>>>>

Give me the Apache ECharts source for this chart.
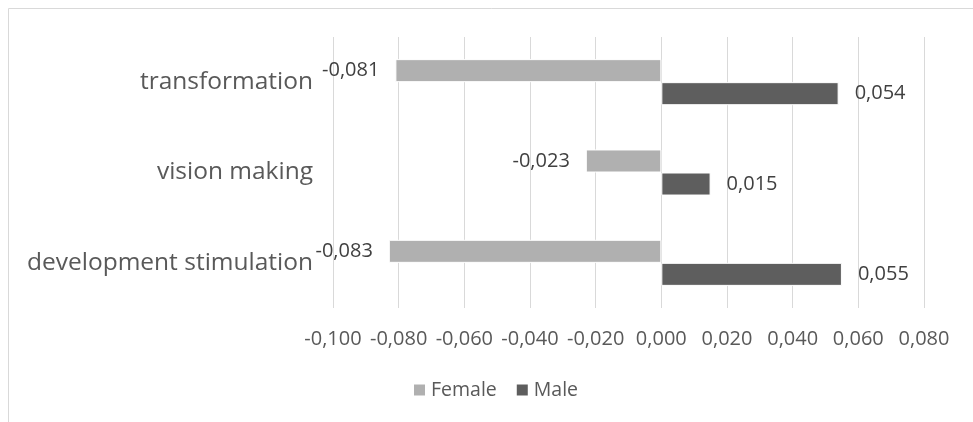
<!DOCTYPE html>
<html>
<head>
<meta charset="utf-8">
<script src="https://cdn.jsdelivr.net/npm/echarts@6/dist/echarts.min.js"></script>
<style>
  html, body { margin: 0; padding: 0; background: #fff; }
  #chart { width: 973px; height: 422px; }
</style>
</head>
<body>
<div id="chart"></div>
<script>
// categories from bottom to top
var categories = ['development stimulation', 'vision making', 'transformation'];
var female = [-0.083, -0.023, -0.081];
var male = [0.055, 0.015, 0.054];

function fmt(v) {
  return v.toFixed(3).replace('.', ',');
}

var chart = echarts.init(document.getElementById('chart'));
chart.setOption({
  animation: false,
  textStyle: { fontFamily: 'Open Sans' },
  graphic: [{
    type: 'rect',
    shape: { x: 8.5, y: 8.5, width: 1000, height: 500 },
    style: { fill: 'none', stroke: '#d9d9d9', lineWidth: 1 },
    silent: true
  }],
  grid: { left: 333, right: 49, top: 37, bottom: 114 },
  legend: {
    bottom: 17,
    left: 407,
    icon: 'rect',
    itemWidth: 13,
    itemHeight: 13,
    itemGap: 18,
    textStyle: { color: '#595959', fontSize: 19.5 },
    data: ['Female', 'Male']
  },
  xAxis: {
    type: 'value',
    min: -0.1,
    max: 0.08,
    interval: 0.02,
    axisLine: { show: false },
    axisTick: { show: false },
    splitLine: { lineStyle: { color: '#d9d9d9' } },
    axisLabel: {
      color: '#595959',
      fontSize: 20,
      margin: 21,
      formatter: function (v) { return fmt(v); }
    }
  },
  yAxis: {
    type: 'category',
    data: categories,
    axisLine: { show: false },
    axisTick: { show: false },
    axisLabel: { color: '#595959', fontSize: 24.5, margin: 20 }
  },
  series: [
    {
      name: 'Female',
      type: 'bar',
      data: female,
      barGap: '0%',
      barCategoryGap: '49%',
      itemStyle: { color: '#b0b0b0', borderColor: '#fff', borderWidth: 1 },
      label: {
        show: true,
        position: 'left',
        distance: 16,
        color: '#404040',
        fontSize: 20,
        formatter: function (p) { return fmt(p.value); }
      }
    },
    {
      name: 'Male',
      type: 'bar',
      data: male,
      barGap: '0%',
      barCategoryGap: '49%',
      itemStyle: { color: '#5e5e5e', borderColor: '#fff', borderWidth: 1 },
      label: {
        show: true,
        position: 'right',
        distance: 16,
        color: '#404040',
        fontSize: 20,
        formatter: function (p) { return fmt(p.value); }
      }
    }
  ]
});
</script>
</body>
</html>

<<<<

TASK BRIEF:
Without the pictures, transcribe the listing above exactly.

EXERCISE RESPONSE:
Give me the Apache ECharts source for this chart.
<!DOCTYPE html>
<html>
<head>
<meta charset="utf-8">
<script src="https://cdn.jsdelivr.net/npm/echarts@6/dist/echarts.min.js"></script>
<style>
  html, body { margin: 0; padding: 0; background: #fff; }
  #chart { width: 973px; height: 422px; }
</style>
</head>
<body>
<div id="chart"></div>
<script>
// categories from bottom to top
var categories = ['development stimulation', 'vision making', 'transformation'];
var female = [-0.083, -0.023, -0.081];
var male = [0.055, 0.015, 0.054];

function fmt(v) {
  return v.toFixed(3).replace('.', ',');
}

var chart = echarts.init(document.getElementById('chart'));
chart.setOption({
  animation: false,
  textStyle: { fontFamily: 'Open Sans' },
  graphic: [{
    type: 'rect',
    shape: { x: 8.5, y: 8.5, width: 1000, height: 500 },
    style: { fill: 'none', stroke: '#d9d9d9', lineWidth: 1 },
    silent: true
  }],
  grid: { left: 333, right: 49, top: 37, bottom: 114 },
  legend: {
    bottom: 17,
    left: 407,
    icon: 'rect',
    itemWidth: 13,
    itemHeight: 13,
    itemGap: 18,
    textStyle: { color: '#595959', fontSize: 19.5 },
    data: ['Female', 'Male']
  },
  xAxis: {
    type: 'value',
    min: -0.1,
    max: 0.08,
    interval: 0.02,
    axisLine: { show: false },
    axisTick: { show: false },
    splitLine: { lineStyle: { color: '#d9d9d9' } },
    axisLabel: {
      color: '#595959',
      fontSize: 20,
      margin: 21,
      formatter: function (v) { return fmt(v); }
    }
  },
  yAxis: {
    type: 'category',
    data: categories,
    axisLine: { show: false },
    axisTick: { show: false },
    axisLabel: { color: '#595959', fontSize: 24.5, margin: 20 }
  },
  series: [
    {
      name: 'Female',
      type: 'bar',
      data: female,
      barGap: '0%',
      barCategoryGap: '49%',
      itemStyle: { color: '#b0b0b0', borderColor: '#fff', borderWidth: 1 },
      label: {
        show: true,
        position: 'left',
        distance: 16,
        color: '#404040',
        fontSize: 20,
        formatter: function (p) { return fmt(p.value); }
      }
    },
    {
      name: 'Male',
      type: 'bar',
      data: male,
      barGap: '0%',
      barCategoryGap: '49%',
      itemStyle: { color: '#5e5e5e', borderColor: '#fff', borderWidth: 1 },
      label: {
        show: true,
        position: 'right',
        distance: 16,
        color: '#404040',
        fontSize: 20,
        formatter: function (p) { return fmt(p.value); }
      }
    }
  ]
});
</script>
</body>
</html>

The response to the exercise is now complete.